Thank you Rudi! I really appreciate the breakdown. I'd much rather know how it works so I can try to do it myself next time :)!

---------- Post updated at 03:46 PM ---------- Previous update was at 01:13 PM ----------

Question about the code. Where can I find more information on the syntax used on these lines:

{if ($i ~ /^\(/)     {site=$i;
gsub(/\(|\)|:/,"",site)}

Specifically " /^\(/ " and the " /\(|\)|:/,"",site "

Where can I find out what those symbols represent and how to use them? Also, do you have any suggetions for some good books to learn awk?

In this pattern we are escaping open round bracket ( and close round bracket ) because these meta-characters have special meaning.

  • / Opening pattern
  • \( Escaping (
  • | Represents OR
  • \( Escaping )
  • | Represents OR
  • : No need to escape this sign.
  • / Closing pattern

I hope you understood.

Thank you! That's exactly what I was looking for! I'll go read up on awk's metacharacters.

Just wanted to thank you guys for the help. I read up a bit, and I now understand what the regex patterns that you were using mean, and how to use them.

I edited your script a bit, so that I can use it to parse information that I pass it from the command line.

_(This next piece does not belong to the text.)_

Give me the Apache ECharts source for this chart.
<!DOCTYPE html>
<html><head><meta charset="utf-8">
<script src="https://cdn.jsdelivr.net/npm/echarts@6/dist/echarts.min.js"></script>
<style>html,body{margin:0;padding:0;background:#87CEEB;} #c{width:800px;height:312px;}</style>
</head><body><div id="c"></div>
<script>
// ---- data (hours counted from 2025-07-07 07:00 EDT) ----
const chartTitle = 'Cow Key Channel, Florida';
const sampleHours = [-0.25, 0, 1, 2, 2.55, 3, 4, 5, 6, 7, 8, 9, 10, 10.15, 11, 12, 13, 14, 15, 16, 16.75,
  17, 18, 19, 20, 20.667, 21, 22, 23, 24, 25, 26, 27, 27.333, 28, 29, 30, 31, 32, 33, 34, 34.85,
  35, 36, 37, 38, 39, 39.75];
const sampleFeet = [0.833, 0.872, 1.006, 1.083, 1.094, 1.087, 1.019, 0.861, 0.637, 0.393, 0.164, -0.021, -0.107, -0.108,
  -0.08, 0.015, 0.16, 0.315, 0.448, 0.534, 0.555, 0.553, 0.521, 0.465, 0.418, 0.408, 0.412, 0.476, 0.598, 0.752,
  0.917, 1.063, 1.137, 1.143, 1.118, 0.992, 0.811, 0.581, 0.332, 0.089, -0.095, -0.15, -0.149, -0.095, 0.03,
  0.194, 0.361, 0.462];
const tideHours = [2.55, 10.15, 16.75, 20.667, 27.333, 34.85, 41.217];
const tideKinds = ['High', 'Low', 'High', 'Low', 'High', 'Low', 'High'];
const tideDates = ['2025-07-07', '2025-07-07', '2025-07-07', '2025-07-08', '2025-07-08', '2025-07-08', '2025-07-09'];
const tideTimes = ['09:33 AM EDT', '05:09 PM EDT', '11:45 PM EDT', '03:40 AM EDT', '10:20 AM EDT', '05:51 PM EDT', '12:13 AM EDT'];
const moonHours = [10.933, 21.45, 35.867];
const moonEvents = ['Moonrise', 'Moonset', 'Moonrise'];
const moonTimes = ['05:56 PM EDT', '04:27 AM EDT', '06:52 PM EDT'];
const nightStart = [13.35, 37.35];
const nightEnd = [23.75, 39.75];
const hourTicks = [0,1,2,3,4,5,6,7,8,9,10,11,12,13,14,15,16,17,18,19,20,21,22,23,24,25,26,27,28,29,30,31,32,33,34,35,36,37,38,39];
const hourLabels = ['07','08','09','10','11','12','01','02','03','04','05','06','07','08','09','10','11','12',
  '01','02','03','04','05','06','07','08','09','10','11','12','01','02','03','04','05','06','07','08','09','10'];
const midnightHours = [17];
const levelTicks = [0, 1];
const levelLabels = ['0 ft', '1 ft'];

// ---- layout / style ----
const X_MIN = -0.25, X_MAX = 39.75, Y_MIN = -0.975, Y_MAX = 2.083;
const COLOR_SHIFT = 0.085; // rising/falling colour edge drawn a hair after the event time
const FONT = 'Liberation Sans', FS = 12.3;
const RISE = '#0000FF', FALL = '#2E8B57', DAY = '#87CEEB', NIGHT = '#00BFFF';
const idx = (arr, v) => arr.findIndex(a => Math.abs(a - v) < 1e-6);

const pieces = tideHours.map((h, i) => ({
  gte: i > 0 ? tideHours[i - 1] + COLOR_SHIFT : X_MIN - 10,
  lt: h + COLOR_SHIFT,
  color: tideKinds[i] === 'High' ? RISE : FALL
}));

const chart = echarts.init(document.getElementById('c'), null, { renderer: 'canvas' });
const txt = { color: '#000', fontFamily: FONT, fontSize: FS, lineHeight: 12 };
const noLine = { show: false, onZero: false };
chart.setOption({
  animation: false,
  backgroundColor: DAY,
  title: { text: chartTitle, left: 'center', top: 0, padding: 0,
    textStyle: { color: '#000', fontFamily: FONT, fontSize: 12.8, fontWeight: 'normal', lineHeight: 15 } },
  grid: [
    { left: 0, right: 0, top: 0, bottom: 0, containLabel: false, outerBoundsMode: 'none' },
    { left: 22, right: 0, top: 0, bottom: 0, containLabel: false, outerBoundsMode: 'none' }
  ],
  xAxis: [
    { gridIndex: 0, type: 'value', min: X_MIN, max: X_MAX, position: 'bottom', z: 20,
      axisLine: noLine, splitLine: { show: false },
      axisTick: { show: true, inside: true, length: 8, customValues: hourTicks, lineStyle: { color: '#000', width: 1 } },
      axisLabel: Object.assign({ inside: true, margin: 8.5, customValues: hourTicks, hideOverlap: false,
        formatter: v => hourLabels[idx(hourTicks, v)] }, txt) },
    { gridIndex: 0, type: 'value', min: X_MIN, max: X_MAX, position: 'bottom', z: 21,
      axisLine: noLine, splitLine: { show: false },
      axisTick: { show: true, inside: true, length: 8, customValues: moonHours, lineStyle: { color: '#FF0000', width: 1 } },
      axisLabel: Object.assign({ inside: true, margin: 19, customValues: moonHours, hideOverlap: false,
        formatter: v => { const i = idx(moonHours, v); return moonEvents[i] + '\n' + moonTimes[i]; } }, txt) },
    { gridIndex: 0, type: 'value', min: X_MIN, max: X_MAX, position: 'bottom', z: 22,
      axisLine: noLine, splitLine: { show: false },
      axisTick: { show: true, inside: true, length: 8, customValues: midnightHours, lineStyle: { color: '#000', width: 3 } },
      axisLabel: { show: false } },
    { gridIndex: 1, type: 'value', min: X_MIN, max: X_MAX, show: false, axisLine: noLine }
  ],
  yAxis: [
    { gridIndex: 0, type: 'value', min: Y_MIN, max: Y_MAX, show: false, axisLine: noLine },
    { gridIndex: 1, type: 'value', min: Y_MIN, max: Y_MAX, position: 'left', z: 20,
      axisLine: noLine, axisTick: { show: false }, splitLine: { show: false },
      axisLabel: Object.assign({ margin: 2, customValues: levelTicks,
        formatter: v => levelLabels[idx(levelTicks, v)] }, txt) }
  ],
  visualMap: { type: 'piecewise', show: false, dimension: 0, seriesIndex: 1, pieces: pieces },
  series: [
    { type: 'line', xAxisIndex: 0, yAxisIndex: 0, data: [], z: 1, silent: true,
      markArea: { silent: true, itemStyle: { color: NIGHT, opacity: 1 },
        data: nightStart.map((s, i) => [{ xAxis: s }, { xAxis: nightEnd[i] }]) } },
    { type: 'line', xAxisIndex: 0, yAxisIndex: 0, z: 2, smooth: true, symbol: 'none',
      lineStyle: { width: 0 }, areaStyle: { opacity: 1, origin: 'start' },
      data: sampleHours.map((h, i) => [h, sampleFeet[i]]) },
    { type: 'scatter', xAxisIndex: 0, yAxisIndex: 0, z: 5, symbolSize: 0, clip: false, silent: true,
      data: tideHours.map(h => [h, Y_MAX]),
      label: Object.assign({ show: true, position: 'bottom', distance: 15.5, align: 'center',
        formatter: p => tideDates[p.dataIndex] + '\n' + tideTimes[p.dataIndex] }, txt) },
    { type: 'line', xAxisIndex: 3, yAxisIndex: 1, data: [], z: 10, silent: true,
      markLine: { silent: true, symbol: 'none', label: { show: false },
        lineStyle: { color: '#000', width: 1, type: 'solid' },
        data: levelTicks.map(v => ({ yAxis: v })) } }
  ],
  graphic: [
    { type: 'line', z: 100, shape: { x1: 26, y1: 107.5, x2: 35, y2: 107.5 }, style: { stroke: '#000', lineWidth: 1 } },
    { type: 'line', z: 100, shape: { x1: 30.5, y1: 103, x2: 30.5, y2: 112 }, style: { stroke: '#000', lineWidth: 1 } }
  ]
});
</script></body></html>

Thank you again for getting me kick started on using Awk!

#!/bin/bash
awk -F'[ =&]' '
   {
      for(i=1;i<=NF;i++)
      {
         if ($i ~ /^\(/) {site=$i; gsub (/\(|\)|:/,"",site); print "-=-=-=-=-=-=-=-\nSite: "site}
         if ($i ~ /username/) {user=$(++i); print "Username: "user }
         if ($i ~ /password/) {pass=$(++i); print "Password: "pass "\n-=-=-=-=-=-=-=-" }
      }
   }'

Then this should work as well:

.
.
.
         if ($i ~ /username/) print "Username: "$(++i)
         if ($i ~ /password/) print "Password: "$(++i)"\n-=-=-=-=-=-=-=-"
.
.
.

Be careful as the sequence of keywords is not guaranteed - if that matters on output, use the END version.